Aim:
Write out the listing below exactly, and omit any images you find in it.

==========

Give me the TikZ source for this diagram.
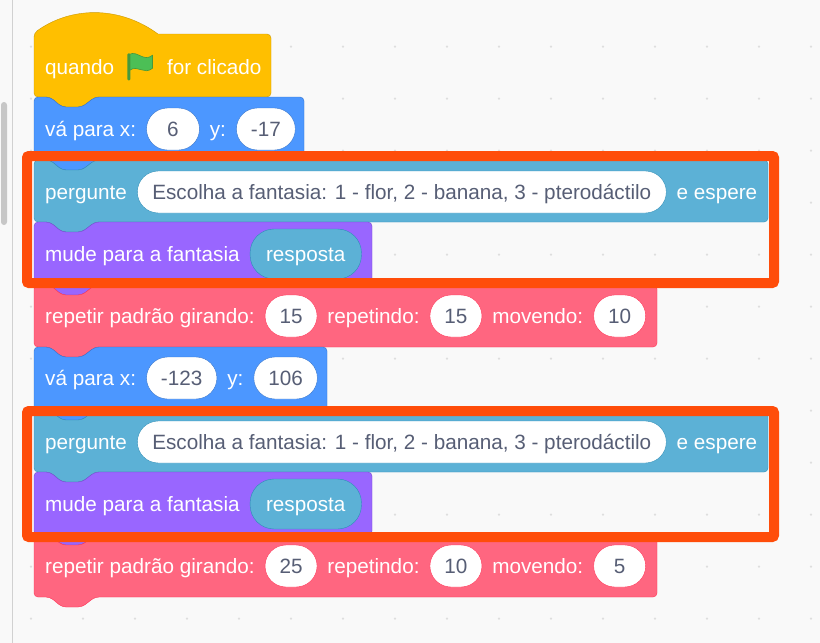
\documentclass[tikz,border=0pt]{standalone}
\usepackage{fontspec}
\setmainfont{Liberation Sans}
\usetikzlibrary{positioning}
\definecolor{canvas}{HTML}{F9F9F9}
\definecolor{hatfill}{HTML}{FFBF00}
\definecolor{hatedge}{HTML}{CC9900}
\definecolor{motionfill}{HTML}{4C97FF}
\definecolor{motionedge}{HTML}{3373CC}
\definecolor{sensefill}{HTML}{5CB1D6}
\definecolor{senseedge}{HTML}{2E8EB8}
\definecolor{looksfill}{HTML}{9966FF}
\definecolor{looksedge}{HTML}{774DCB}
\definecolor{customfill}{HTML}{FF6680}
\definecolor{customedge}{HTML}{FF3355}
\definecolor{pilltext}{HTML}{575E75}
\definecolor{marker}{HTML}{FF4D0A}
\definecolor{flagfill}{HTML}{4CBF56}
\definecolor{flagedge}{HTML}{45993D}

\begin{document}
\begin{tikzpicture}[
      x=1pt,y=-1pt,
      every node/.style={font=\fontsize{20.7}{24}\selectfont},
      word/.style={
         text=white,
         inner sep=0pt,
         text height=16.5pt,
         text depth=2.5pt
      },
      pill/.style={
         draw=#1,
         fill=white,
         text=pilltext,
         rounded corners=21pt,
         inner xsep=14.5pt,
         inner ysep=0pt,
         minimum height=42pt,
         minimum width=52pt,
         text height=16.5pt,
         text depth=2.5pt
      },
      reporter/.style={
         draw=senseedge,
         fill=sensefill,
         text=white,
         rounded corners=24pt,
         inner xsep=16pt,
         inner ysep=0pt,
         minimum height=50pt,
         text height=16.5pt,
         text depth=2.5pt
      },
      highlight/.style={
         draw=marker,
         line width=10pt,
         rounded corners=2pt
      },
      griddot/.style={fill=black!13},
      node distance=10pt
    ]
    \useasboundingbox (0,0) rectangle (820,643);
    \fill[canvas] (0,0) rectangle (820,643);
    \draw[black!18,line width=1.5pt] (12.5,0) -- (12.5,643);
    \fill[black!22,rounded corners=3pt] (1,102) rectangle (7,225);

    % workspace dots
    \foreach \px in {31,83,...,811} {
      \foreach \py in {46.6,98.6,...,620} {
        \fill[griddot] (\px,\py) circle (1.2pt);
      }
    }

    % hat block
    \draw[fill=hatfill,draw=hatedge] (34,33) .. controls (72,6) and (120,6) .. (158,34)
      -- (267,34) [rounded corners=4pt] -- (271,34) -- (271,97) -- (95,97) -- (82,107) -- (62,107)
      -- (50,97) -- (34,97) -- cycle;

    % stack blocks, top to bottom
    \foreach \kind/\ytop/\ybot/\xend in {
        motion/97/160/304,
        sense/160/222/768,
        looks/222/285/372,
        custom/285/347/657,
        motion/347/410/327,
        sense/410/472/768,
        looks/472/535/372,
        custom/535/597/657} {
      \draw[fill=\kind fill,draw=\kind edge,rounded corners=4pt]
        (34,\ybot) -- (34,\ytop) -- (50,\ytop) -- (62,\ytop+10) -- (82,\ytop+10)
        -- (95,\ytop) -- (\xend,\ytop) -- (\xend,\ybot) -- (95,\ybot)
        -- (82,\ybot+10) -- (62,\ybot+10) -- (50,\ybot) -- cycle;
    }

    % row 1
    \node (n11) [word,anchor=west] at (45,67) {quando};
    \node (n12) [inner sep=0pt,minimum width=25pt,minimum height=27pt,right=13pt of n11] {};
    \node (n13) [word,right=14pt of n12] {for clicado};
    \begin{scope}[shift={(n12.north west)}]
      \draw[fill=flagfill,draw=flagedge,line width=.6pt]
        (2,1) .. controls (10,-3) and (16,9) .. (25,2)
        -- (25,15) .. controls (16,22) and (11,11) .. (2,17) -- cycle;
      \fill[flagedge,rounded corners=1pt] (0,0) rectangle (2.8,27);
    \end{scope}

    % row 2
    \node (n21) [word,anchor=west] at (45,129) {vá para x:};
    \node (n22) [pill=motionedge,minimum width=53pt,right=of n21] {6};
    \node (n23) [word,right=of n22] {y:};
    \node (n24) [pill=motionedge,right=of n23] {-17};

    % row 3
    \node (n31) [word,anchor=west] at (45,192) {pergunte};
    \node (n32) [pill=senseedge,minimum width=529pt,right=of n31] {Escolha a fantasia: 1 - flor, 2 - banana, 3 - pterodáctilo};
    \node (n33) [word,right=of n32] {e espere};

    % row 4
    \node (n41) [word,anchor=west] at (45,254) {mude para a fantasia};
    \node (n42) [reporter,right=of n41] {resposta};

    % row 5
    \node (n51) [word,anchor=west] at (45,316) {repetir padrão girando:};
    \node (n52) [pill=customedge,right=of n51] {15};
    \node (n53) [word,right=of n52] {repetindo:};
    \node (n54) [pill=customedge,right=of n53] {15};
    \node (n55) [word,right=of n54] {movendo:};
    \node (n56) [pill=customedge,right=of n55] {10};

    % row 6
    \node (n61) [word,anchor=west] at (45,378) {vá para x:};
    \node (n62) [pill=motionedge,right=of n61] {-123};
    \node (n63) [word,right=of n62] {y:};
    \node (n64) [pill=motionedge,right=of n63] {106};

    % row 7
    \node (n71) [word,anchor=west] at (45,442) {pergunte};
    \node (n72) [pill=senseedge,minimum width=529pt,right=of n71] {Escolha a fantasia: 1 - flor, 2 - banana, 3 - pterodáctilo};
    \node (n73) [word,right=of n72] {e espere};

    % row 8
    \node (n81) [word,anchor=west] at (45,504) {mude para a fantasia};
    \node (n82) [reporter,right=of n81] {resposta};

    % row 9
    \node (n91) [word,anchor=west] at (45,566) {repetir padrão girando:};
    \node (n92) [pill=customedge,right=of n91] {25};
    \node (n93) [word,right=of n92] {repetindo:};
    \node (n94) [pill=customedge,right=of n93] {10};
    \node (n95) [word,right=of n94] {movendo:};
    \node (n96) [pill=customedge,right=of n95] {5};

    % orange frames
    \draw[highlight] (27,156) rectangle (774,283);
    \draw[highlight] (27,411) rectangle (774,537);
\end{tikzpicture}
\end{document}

==========

Solution:
Give me the TikZ source for this diagram.
\documentclass[tikz,border=0pt]{standalone}
\usepackage{fontspec}
\setmainfont{Liberation Sans}
\usetikzlibrary{positioning}
\definecolor{canvas}{HTML}{F9F9F9}
\definecolor{hatfill}{HTML}{FFBF00}
\definecolor{hatedge}{HTML}{CC9900}
\definecolor{motionfill}{HTML}{4C97FF}
\definecolor{motionedge}{HTML}{3373CC}
\definecolor{sensefill}{HTML}{5CB1D6}
\definecolor{senseedge}{HTML}{2E8EB8}
\definecolor{looksfill}{HTML}{9966FF}
\definecolor{looksedge}{HTML}{774DCB}
\definecolor{customfill}{HTML}{FF6680}
\definecolor{customedge}{HTML}{FF3355}
\definecolor{pilltext}{HTML}{575E75}
\definecolor{marker}{HTML}{FF4D0A}
\definecolor{flagfill}{HTML}{4CBF56}
\definecolor{flagedge}{HTML}{45993D}

\begin{document}
\begin{tikzpicture}[
      x=1pt,y=-1pt,
      every node/.style={font=\fontsize{20.7}{24}\selectfont},
      word/.style={
         text=white,
         inner sep=0pt,
         text height=16.5pt,
         text depth=2.5pt
      },
      pill/.style={
         draw=#1,
         fill=white,
         text=pilltext,
         rounded corners=21pt,
         inner xsep=14.5pt,
         inner ysep=0pt,
         minimum height=42pt,
         minimum width=52pt,
         text height=16.5pt,
         text depth=2.5pt
      },
      reporter/.style={
         draw=senseedge,
         fill=sensefill,
         text=white,
         rounded corners=24pt,
         inner xsep=16pt,
         inner ysep=0pt,
         minimum height=50pt,
         text height=16.5pt,
         text depth=2.5pt
      },
      highlight/.style={
         draw=marker,
         line width=10pt,
         rounded corners=2pt
      },
      griddot/.style={fill=black!13},
      node distance=10pt
    ]
    \useasboundingbox (0,0) rectangle (820,643);
    \fill[canvas] (0,0) rectangle (820,643);
    \draw[black!18,line width=1.5pt] (12.5,0) -- (12.5,643);
    \fill[black!22,rounded corners=3pt] (1,102) rectangle (7,225);

    % workspace dots
    \foreach \px in {31,83,...,811} {
      \foreach \py in {46.6,98.6,...,620} {
        \fill[griddot] (\px,\py) circle (1.2pt);
      }
    }

    % hat block
    \draw[fill=hatfill,draw=hatedge] (34,33) .. controls (72,6) and (120,6) .. (158,34)
      -- (267,34) [rounded corners=4pt] -- (271,34) -- (271,97) -- (95,97) -- (82,107) -- (62,107)
      -- (50,97) -- (34,97) -- cycle;

    % stack blocks, top to bottom
    \foreach \kind/\ytop/\ybot/\xend in {
        motion/97/160/304,
        sense/160/222/768,
        looks/222/285/372,
        custom/285/347/657,
        motion/347/410/327,
        sense/410/472/768,
        looks/472/535/372,
        custom/535/597/657} {
      \draw[fill=\kind fill,draw=\kind edge,rounded corners=4pt]
        (34,\ybot) -- (34,\ytop) -- (50,\ytop) -- (62,\ytop+10) -- (82,\ytop+10)
        -- (95,\ytop) -- (\xend,\ytop) -- (\xend,\ybot) -- (95,\ybot)
        -- (82,\ybot+10) -- (62,\ybot+10) -- (50,\ybot) -- cycle;
    }

    % row 1
    \node (n11) [word,anchor=west] at (45,67) {quando};
    \node (n12) [inner sep=0pt,minimum width=25pt,minimum height=27pt,right=13pt of n11] {};
    \node (n13) [word,right=14pt of n12] {for clicado};
    \begin{scope}[shift={(n12.north west)}]
      \draw[fill=flagfill,draw=flagedge,line width=.6pt]
        (2,1) .. controls (10,-3) and (16,9) .. (25,2)
        -- (25,15) .. controls (16,22) and (11,11) .. (2,17) -- cycle;
      \fill[flagedge,rounded corners=1pt] (0,0) rectangle (2.8,27);
    \end{scope}

    % row 2
    \node (n21) [word,anchor=west] at (45,129) {vá para x:};
    \node (n22) [pill=motionedge,minimum width=53pt,right=of n21] {6};
    \node (n23) [word,right=of n22] {y:};
    \node (n24) [pill=motionedge,right=of n23] {-17};

    % row 3
    \node (n31) [word,anchor=west] at (45,192) {pergunte};
    \node (n32) [pill=senseedge,minimum width=529pt,right=of n31] {Escolha a fantasia: 1 - flor, 2 - banana, 3 - pterodáctilo};
    \node (n33) [word,right=of n32] {e espere};

    % row 4
    \node (n41) [word,anchor=west] at (45,254) {mude para a fantasia};
    \node (n42) [reporter,right=of n41] {resposta};

    % row 5
    \node (n51) [word,anchor=west] at (45,316) {repetir padrão girando:};
    \node (n52) [pill=customedge,right=of n51] {15};
    \node (n53) [word,right=of n52] {repetindo:};
    \node (n54) [pill=customedge,right=of n53] {15};
    \node (n55) [word,right=of n54] {movendo:};
    \node (n56) [pill=customedge,right=of n55] {10};

    % row 6
    \node (n61) [word,anchor=west] at (45,378) {vá para x:};
    \node (n62) [pill=motionedge,right=of n61] {-123};
    \node (n63) [word,right=of n62] {y:};
    \node (n64) [pill=motionedge,right=of n63] {106};

    % row 7
    \node (n71) [word,anchor=west] at (45,442) {pergunte};
    \node (n72) [pill=senseedge,minimum width=529pt,right=of n71] {Escolha a fantasia: 1 - flor, 2 - banana, 3 - pterodáctilo};
    \node (n73) [word,right=of n72] {e espere};

    % row 8
    \node (n81) [word,anchor=west] at (45,504) {mude para a fantasia};
    \node (n82) [reporter,right=of n81] {resposta};

    % row 9
    \node (n91) [word,anchor=west] at (45,566) {repetir padrão girando:};
    \node (n92) [pill=customedge,right=of n91] {25};
    \node (n93) [word,right=of n92] {repetindo:};
    \node (n94) [pill=customedge,right=of n93] {10};
    \node (n95) [word,right=of n94] {movendo:};
    \node (n96) [pill=customedge,right=of n95] {5};

    % orange frames
    \draw[highlight] (27,156) rectangle (774,283);
    \draw[highlight] (27,411) rectangle (774,537);
\end{tikzpicture}
\end{document}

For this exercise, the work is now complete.